Liberal candidate Kyra Wilson; the New Democratic Party's Kerri Irvin-Ross and Ian Wishart, a candidate for the Progressive Conservatives sat before dozens of people in Université de Saint-Boniface, taking questions from the audience.

The questions covered a range of topics, including a lack of child care facilities in Winnipeg and rural communities, and Irvin-Ross took time to assure audience members of the NDP's committment to improving care in the province.

"We know that child care needs to be universally accessible, needs to be affordable. We need to be making investments.… The NDP since 1999 have worked on that plan," she said, reminding the audience that since then, the party has developed more than 14,000 spaces.

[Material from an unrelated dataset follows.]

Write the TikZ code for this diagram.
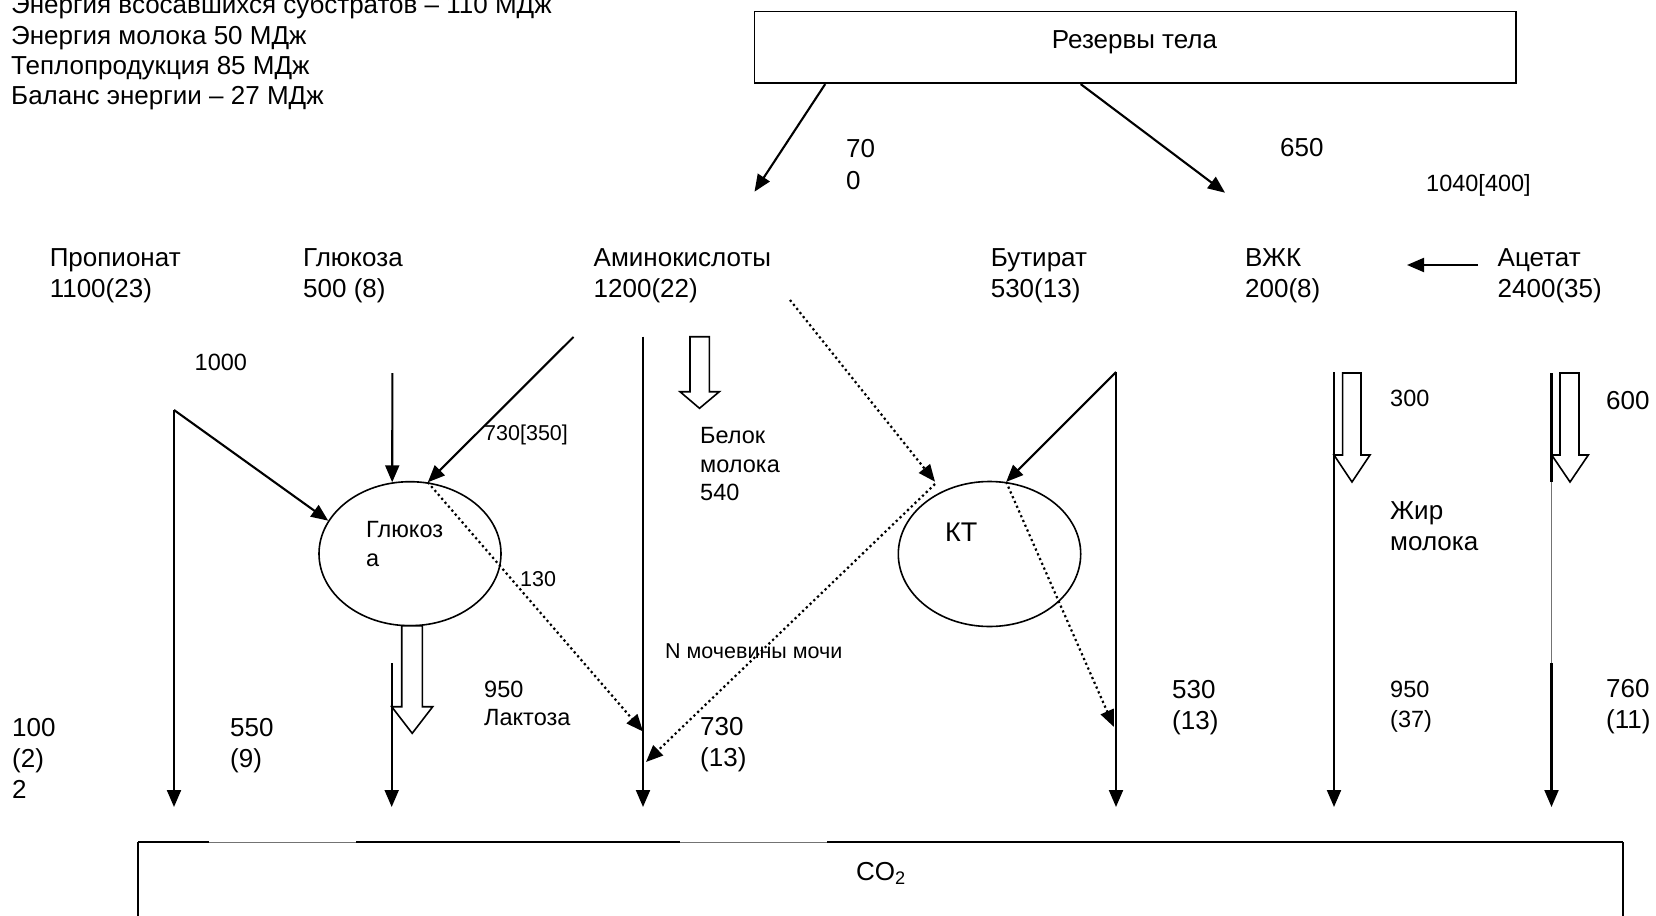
\documentclass[tikz,border=0pt]{standalone}
\usepackage{fontspec}
\setmainfont{Liberation Sans}
\usetikzlibrary{arrows.meta,shapes.geometric}
\begin{document}
\begin{tikzpicture}[x=1pt,y=-1pt,
  t26/.style={font=\fontsize{26}{31}\selectfont, inner sep=0pt, anchor=base west},
  t23/.style={font=\fontsize{23.5}{28}\selectfont, inner sep=0pt, anchor=base west},
  t21/.style={font=\fontsize{21.5}{26}\selectfont, inner sep=0pt, anchor=base west},
  arr/.style={line width=2.1pt, -{Triangle[width=14pt,length=17pt]}},
  dotarr/.style={line width=2.2pt, dash pattern=on 2.2pt off 3pt, -{Triangle[width=14pt,length=17pt]}},
  ell/.style={draw, ellipse, line width=1.6pt, inner sep=0pt},
  hollow/.style={draw, line width=1.6pt, fill=white, line join=miter},
  thinline/.style={line width=0.8pt, draw=black!55},
  boxline/.style={line width=2.1pt},
  sideline/.style={line width=1.3pt}]
\useasboundingbox (0,0) rectangle (1656,915);
\clip (0,0) rectangle (1656,915);

% ---- energy summary
\node[t26] (e1) at (11,14) {Энергия всосавшихся субстратов – 110 МДж};
\node[t26] (e2) at (11,44.5) {Энергия молока 50 МДж};
\node[t26] (e3) at (11,74.5) {Теплопродукция 85 МДж};
\node[t26] (e4) at (11,104.5) {Баланс энергии – 27 МДж};

% ---- body reserves
\node[draw, line width=1.6pt, inner sep=0pt, minimum width=761.5pt, minimum height=71.6pt] (rez) at (1135.25,47.5) {};
\node[t26, anchor=base] (reztxt) at (1134.5,48.5) {Резервы тела};
\coordinate (rzL) at (754.5,191.7);
\coordinate (rzR) at (1225,192.7);
\draw[arr] ([xshift=71.5pt]rez.south west) -- (rzL);
\draw[arr] ([xshift=327pt]rez.south west) -- (rzR);
\node[t26] (n70) at (846,157.4) {70};
\node[t26] (n0) at (846,189.4) {0};
\node[t26] (n650) at (1280,156) {650};
\node[t23] (n1040) at (1426,191.5) {1040[400]};

% ---- substrates
\node[t26] (prop1) at (49.6,266) {Пропионат};
\node[t26] (prop2) at (49.6,297) {1100(23)};
\node[t26] (glu1) at (303,266) {Глюкоза};
\node[t26] (glu2) at (303,297) {500 (8)};
\node[t26] (ami1) at (593.5,266) {Аминокислоты};
\node[t26] (ami2) at (593.5,297) {1200(22)};
\node[t26] (but1) at (990.6,266) {Бутират};
\node[t26] (but2) at (990.6,297) {530(13)};
\node[t26] (vzk1) at (1245,266) {ВЖК};
\node[t26] (vzk2) at (1245,297) {200(8)};
\node[t26] (ace1) at (1497.5,266) {Ацетат};
\node[t26] (ace2) at (1497.5,297) {2400(35)};
\coordinate (acS) at (1478,265);
\coordinate (acE) at (1407,265);
\draw[arr] (acS) -- (acE);

% ---- ellipses
\node[ell, minimum width=182pt, minimum height=144pt] (glc) at (410,553.7) {};
\node[ell, minimum width=182.4pt, minimum height=145pt] (kt) at (989.5,554) {};
\node[t23] (glcA) at (366,537.5) {Глюкоз};
\node[t23] (glcB) at (366,566) {а};
\node[font=\fontsize{27}{32}\selectfont, inner sep=0pt, anchor=base west] (kttxt) at (945,541.5) {КТ};

% ---- propionate column
\coordinate (pTop) at (174,410);
\coordinate (pBot) at (174,807);
\draw[arr] (pTop) -- (pBot);
\draw[arr] (pTop) -- (glc.158);
\node[t23] (n1000) at (194.5,370.8) {1000};

% ---- glucose column
\coordinate (gTop) at (392.4,373);
\draw[arr] (gTop) -- (glc.104);
\coordinate (gLow) at (391.7,663);
\coordinate (gBot) at (391.7,807);
\draw[arr] (gLow) -- (gBot);
\draw[hollow] (401.7,625.7) -- (401.7,706.7) -- (391.7,706.7) -- (412.2,733.3) -- (432.7,706.7) -- (422.3,706.7) -- (422.3,625.7) -- cycle;
\node[t23] (n950a) at (484,697) {950};
\node[t23] (lakt) at (484,725.5) {Лактоза};
\node[t21] (n130) at (520,586.7) {130};

% ---- amino acid column
\coordinate (aStart) at (573.5,337);
\draw[arr] (aStart) -- (glc.76);
\node[t21] (n730b) at (484,440.7) {730[350]};
\coordinate (aTop) at (643,336.7);
\coordinate (aBot) at (643,807);
\draw[arr] (aTop) -- (aBot);
\coordinate (aHit1) at (643,731.5);
\draw[dotarr] (glc.76) -- (aHit1);
\draw[hollow] (690,336.7) -- (690,391.7) -- (680,391.7) -- (699.5,408.3) -- (719.3,391.7) -- (709.3,391.7) -- (709.3,336.7) -- cycle;
\node[t23] (bel1) at (700,443.5) {Белок};
\node[t23] (bel2) at (700,472) {молока};
\node[t23] (bel3) at (700,500.5) {540};
\coordinate (aDot) at (790,300);
\coordinate (ktNW) at (935,481.7);
\draw[dotarr] (aDot) -- (ktNW);
\coordinate (ktNW2) at (935,484);
\coordinate (aHit2) at (646,762);
\draw[dotarr] (ktNW2) -- (aHit2);
\node[t21] (urea) at (665,658.7) {N мочевины мочи};
\node[t26] (n730) at (700,735) {730};
\node[t26] (n13a) at (700,766) {(13)};

% ---- butyrate column
\coordinate (bTop) at (1116,372);
\coordinate (bBot) at (1116,807);
\draw[arr] (bTop) -- (bBot);
\draw[arr] (bTop) -- (kt.77);
\coordinate (bHit) at (1114,727);
\draw[dotarr] (kt.77) -- (bHit);
\node[t26] (n530) at (1172,698.5) {530};
\node[t26] (n13b) at (1172,729.5) {(13)};

% ---- VZhK column
\coordinate (vTop) at (1334,372);
\coordinate (vBot) at (1334,807);
\draw[arr] (vTop) -- (vBot);
\draw[hollow] (1342.6,373) -- (1342.6,455) -- (1334,455) -- (1352,482) -- (1370,455) -- (1361,455) -- (1361,373) -- cycle;
\node[t23] (n300) at (1390,406.5) {300};
\node[t26] (fat1) at (1390,519.5) {Жир};
\node[t26] (fat2) at (1390,550) {молока};
\node[t23] (n950b) at (1390,697) {950};
\node[t23] (n37) at (1390,727) {(37)};

% ---- acetate column
\coordinate (cTop) at (1551.5,373);
\coordinate (cMid1) at (1551.5,482);
\coordinate (cMid2) at (1551.5,663);
\coordinate (cBot) at (1551.5,807);
\draw[boxline] (cTop) -- (cMid1);
\draw[thinline] (cMid1) -- (cMid2);
\draw[arr] (cMid2) -- (cBot);
\draw[hollow] (1560,373) -- (1560,455) -- (1551.7,455) -- (1570,482) -- (1588.3,455) -- (1579,455) -- (1579,373) -- cycle;
\node[t26] (n600) at (1606,409.4) {600};
\node[t26] (n760) at (1606,697.5) {760};
\node[t26] (n11) at (1606,728.5) {(11)};

% ---- left numbers
\node[t26] (n100) at (12,736) {100};
\node[t26] (n2a) at (12,767) {(2)};
\node[t26] (n2b) at (12,798) {2};
\node[t26] (n550) at (230,736) {550};
\node[t26] (n9) at (230,767) {(9)};

% ---- CO2 box
\draw[sideline] (138,842) -- (138,930);
\draw[sideline] (1623,842) -- (1623,930);
\draw[boxline] (138,842) -- (209,842);
\draw[boxline] (356,842) -- (680,842);
\draw[boxline] (827,842) -- (1623,842);
\draw[thinline] (209,842) -- (356,842);
\draw[thinline] (680,842) -- (827,842);
\node[t26] (co2) at (856,880) {CO\textsubscript{2}};
\end{tikzpicture}
\end{document}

Wishart, however, said the approach isn't working.

"We feel that one approach alone, which has been the not-for-profit model that has been operating and expanding is really not enough …" he said.

Wilson focused on the Manitoba Liberals' promise to implement full-day kindergarten for all children in the province.

"I'm actually really excited about the all-day kindergarten," she said. 

"When you look at an all-day kindergarten program for children, you're freeing up those child care spaces. So our families are actually having to pay full fees for child care when your child's only actually in daycare for part of the day."

The debate was the first of several that are expected to take place before Manitoba's provincial election on April 19.